▶ Exercise directions:
Retype the run of lines that opens with the line containing "Write the matplotlib code for this chart." and closes with the line containing "W, H = 1082, 592", exactly and inclusively, but skip the pictures.

▶ Data provided:
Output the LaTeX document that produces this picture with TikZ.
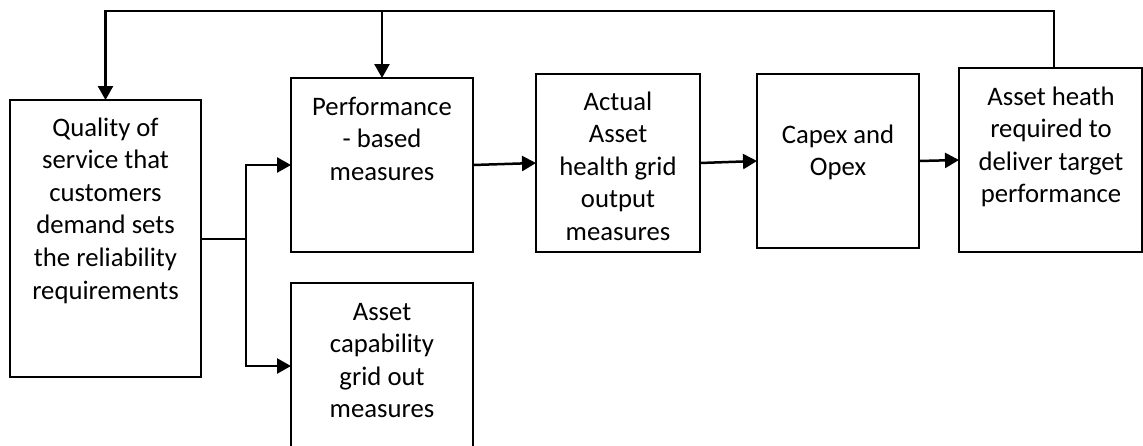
\documentclass[tikz,border=0pt]{standalone}
\usepackage{fontspec}
\setmainfont{Carlito}
\usetikzlibrary{arrows.meta}
\tikzset{
  box/.style={draw, line width=2pt, inner sep=0pt, outer sep=0pt},
  txt/.style={align=center, anchor=north, inner sep=0pt,
    font=\fontsize{26.7}{32.6}\selectfont},
  conn/.style={line width=2.5pt},
  arr/.style={conn, -{Triangle[length=14pt, width=15pt]}}
}
\begin{document}
\begin{tikzpicture}[x=1pt, y=-1pt]
\useasboundingbox (0,0) rectangle (1143,445);
\clip (0,0) rectangle (1143,445);

% boxes
\node[box, minimum width=191pt, minimum height=277pt] (q)    at (105.5,238.5) {};
\node[box, minimum width=182pt, minimum height=174pt] (p)    at (382,165) {};
\node[box, minimum width=182pt, minimum height=200pt] (a)    at (382,383) {};
\node[box, minimum width=164pt, minimum height=178pt] (act)  at (618,163) {};
\node[box, minimum width=162pt, minimum height=174pt] (cap)  at (838,161) {};
\node[box, minimum width=183pt, minimum height=184pt] (heath) at (1050.5,160) {};

% texts
\node[txt] (tq) at (105.5,113) {\strut Quality of\\service that\\customers\\demand sets\\the reliability\\requirements};
\node[txt] (tp) at (382,92) {\strut Performance\\- based\\measures};
\node[txt] (tact) at (618,87) {\strut Actual\\Asset\\health grid\\output\\measures};
\node[txt] (tcap) at (838,120) {\strut Capex and\\Opex};
\node[txt] (th) at (1051,82) {\strut Asset heath\\required to\\deliver target\\performance};
\node[txt] (ta) at (382,297) {\strut Asset\\capability\\grid out\\measures};

% feedback loop over the top
\coordinate (top) at (1054,11);
\coordinate (br) at (246,239);
\draw[arr] (heath.north -| top) -- (top) -| (q.north);
\draw[arr] (p.north |- top) -- (p.north);

% branch from the first box
\draw[conn] (q.east |- br) -- (br);
\draw[arr] (br) |- (p.west);
\draw[arr] (br) |- (a.west |- 0,366);

% main chain
\draw[arr] (p.east) -- (act.west);
\draw[arr] (act.east) -- (cap.west);
\draw[arr] (cap.east) -- (heath.west);
\end{tikzpicture}
\end{document}
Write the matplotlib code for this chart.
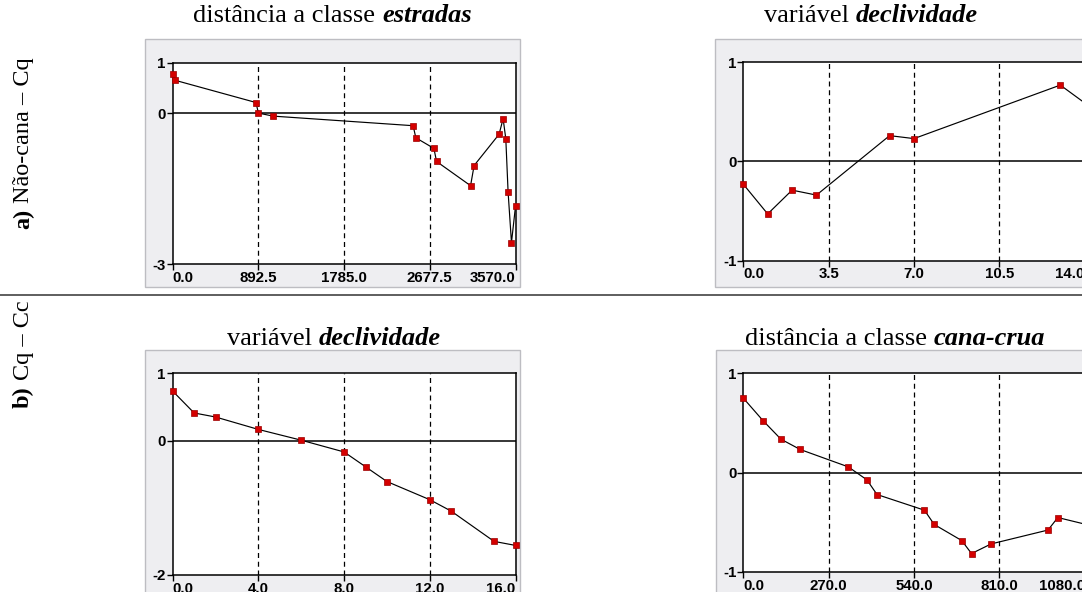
import matplotlib
matplotlib.use("Agg")
import matplotlib.pyplot as plt
import matplotlib.patches as mpatches
from matplotlib.lines import Line2D

W, H = 1082, 592

# a) Nao-cana - Cq : distancia a classe estradas
estr_x = [0, 27, 867, 892.5, 1047, 2504, 2532, 2720, 2748, 3102, 3139,
          3399, 3441, 3469, 3493, 3528, 3570]
estr_y = [0.78, 0.65, 0.21, 0.0, -0.06, -0.25, -0.49, -0.70, -0.96, -1.44,
          -1.04, -0.42, -0.11, -0.51, -1.57, -2.57, -1.85]
estr_xticks = [0, 892.5, 1785, 2677.5, 3570]
estr_yticks = [-3, 0, 1]

# a) Nao-cana - Cq : variavel declividade
decl_a_x = [0, 1, 2, 3, 6, 7, 13, 14]
decl_a_y = [-0.23, -0.53, -0.29, -0.34, 0.26, 0.23, 0.77, 0.59]
decl_a_xticks = [0, 3.5, 7, 10.5, 14]
decl_a_yticks = [-1, 0, 1]

# b) Cq - Cc : variavel declividade
decl_b_x = [0, 1, 2, 4, 6, 8, 9, 10, 12, 13, 15, 16]
decl_b_y = [0.735, 0.41, 0.35, 0.165, 0.005, -0.17, -0.39, -0.61, -0.88,
            -1.05, -1.50, -1.56]
decl_b_xticks = [0, 4, 8, 12, 16]
decl_b_yticks = [-2, 0, 1]

# b) Cq - Cc : distancia a classe cana-crua
cana_x = [0, 62, 119, 180, 332, 391, 423, 573, 604, 691, 722, 784, 964,
          995, 1080]
cana_y = [0.75, 0.524, 0.336, 0.232, 0.057, -0.074, -0.222, -0.38, -0.524,
          -0.686, -0.817, -0.72, -0.58, -0.454, -0.52]
cana_xticks = [0, 270, 540, 810, 1080]
cana_yticks = [-1, 0, 1]

SERIF = "Liberation Serif"
SANS = "Liberation Sans"


def px_rect(x0, y0, x1, y1):
    return [x0 / W, 1 - y1 / H, (x1 - x0) / W, (y1 - y0) / H]


def gray_panel(fig, x0, y0, x1, y1):
    l, b, w, h = px_rect(x0, y0, x1, y1)
    fig.add_artist(mpatches.Rectangle(
        (l, b), w, h, transform=fig.transFigure, fc="#eeeef1",
        ec="#bdbdc2", lw=1.0, zorder=-5))


def draw_chart(fig, box, xs, ys, xticks, yticks):
    ax = fig.add_axes(px_rect(*box))
    ax.set_facecolor("white")
    ax.set_xlim(xticks[0], xticks[-1])
    ax.set_ylim(yticks[0], yticks[-1])
    for sp in ax.spines.values():
        sp.set_linewidth(1.1)
        sp.set_color("black")
    for xv in xticks[1:-1]:
        ax.axvline(xv, color="black", lw=0.9, ls=(0, (4, 3)), zorder=1)
    ax.axhline(0, color="black", lw=1.1, zorder=1)
    ax.plot(xs, ys, color="black", lw=0.85, zorder=2, clip_on=False)
    ax.plot(xs, ys, ls="none", marker="s", ms=4.0, mfc="#d40000",
            mec="#9a0000", mew=0.5, zorder=3, clip_on=False)

    ax.set_xticks(xticks)
    ax.set_xticklabels([f"{v:.1f}" for v in xticks])
    ax.set_yticks(yticks)
    ax.set_yticklabels([f"{v:d}" for v in yticks])
    ax.tick_params(axis="both", direction="out", length=4, width=1.0,
                   color="black", labelsize=10.8, pad=1)
    for lab in ax.get_xticklabels() + ax.get_yticklabels():
        lab.set_fontweight("bold")
        lab.set_family(SANS)
    xl = ax.get_xticklabels()
    xl[0].set_ha("left")
    xl[-1].set_ha("right")
    return ax


def rich_text(fig, cx, cy, parts, size, rotation=0):
    """Centre a run of differently styled pieces at pixel (cx, cy = baseline)."""
    r = fig.canvas.get_renderer()
    probe1 = fig.text(0, 0, "x x", fontsize=size, family=SERIF)
    probe2 = fig.text(0, 0, "xx", fontsize=size, family=SERIF)
    gap = probe1.get_window_extent(r).width - probe2.get_window_extent(r).width
    probe1.remove()
    probe2.remove()

    arts = []
    for txt, kw in parts:
        arts.append(fig.text(0, 0, txt, fontsize=size, family=SERIF,
                             rotation=rotation, rotation_mode="anchor",
                             ha="left", va="baseline", **kw))
    lengths = []
    for a in arts:
        ext = a.get_window_extent(r)
        lengths.append(ext.height if rotation else ext.width)
    total = sum(lengths) + gap * (len(arts) - 1)

    pos = (cy if rotation else cx)
    start = pos + total / 2 if rotation else pos - total / 2
    for a, ln in zip(arts, lengths):
        if rotation:
            a.set_position((cx / W, 1 - start / H))
            start -= ln + gap
        else:
            a.set_position((start / W, 1 - cy / H))
            start += ln + gap


fig = plt.figure(figsize=(W / 100, H / 100), dpi=100, facecolor="white")

gray_panel(fig, 145, 39, 520, 287)
gray_panel(fig, 715, 39, 1095, 287)
gray_panel(fig, 145, 350, 520, 610)
gray_panel(fig, 716, 350, 1095, 610)

draw_chart(fig, (172.7, 62.7, 515.5, 264.3), estr_x, estr_y,
           estr_xticks, estr_yticks)
draw_chart(fig, (743.3, 62.3, 1084.7, 260.5), decl_a_x, decl_a_y,
           decl_a_xticks, decl_a_yticks)
draw_chart(fig, (172.7, 373.3, 515.5, 575), decl_b_x, decl_b_y,
           decl_b_xticks, decl_b_yticks)
draw_chart(fig, (743.3, 373.3, 1084.7, 571.7), cana_x, cana_y,
           cana_xticks, cana_yticks)

bi = dict(fontweight="bold", style="italic")
rich_text(fig, 332.5, 22, [("distância a classe", {}), ("estradas", bi)], 19)
rich_text(fig, 871, 22, [("variável", {}), ("declividade", bi)], 19)
rich_text(fig, 334, 345, [("variável", {}), ("declividade", bi)], 19)
rich_text(fig, 895, 345, [("distância a classe", {}), ("cana-crua", bi)], 19)

rich_text(fig, 29, 143, [("a)", dict(fontweight="bold")),
                         ("Não-cana – Cq", {})], 17.5, rotation=90)
rich_text(fig, 29, 354, [("b)", dict(fontweight="bold")),
                         ("Cq – Cc", {})], 17.5, rotation=90)

fig.add_artist(Line2D([0, 1], [1 - 295 / H, 1 - 295 / H],
                      transform=fig.transFigure, color="#333333", lw=1.1))

fig.savefig("out.png", dpi=100, facecolor="white")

▶ Answer to the problem:
Write the matplotlib code for this chart.
import matplotlib
matplotlib.use("Agg")
import matplotlib.pyplot as plt
import matplotlib.patches as mpatches
from matplotlib.lines import Line2D

W, H = 1082, 592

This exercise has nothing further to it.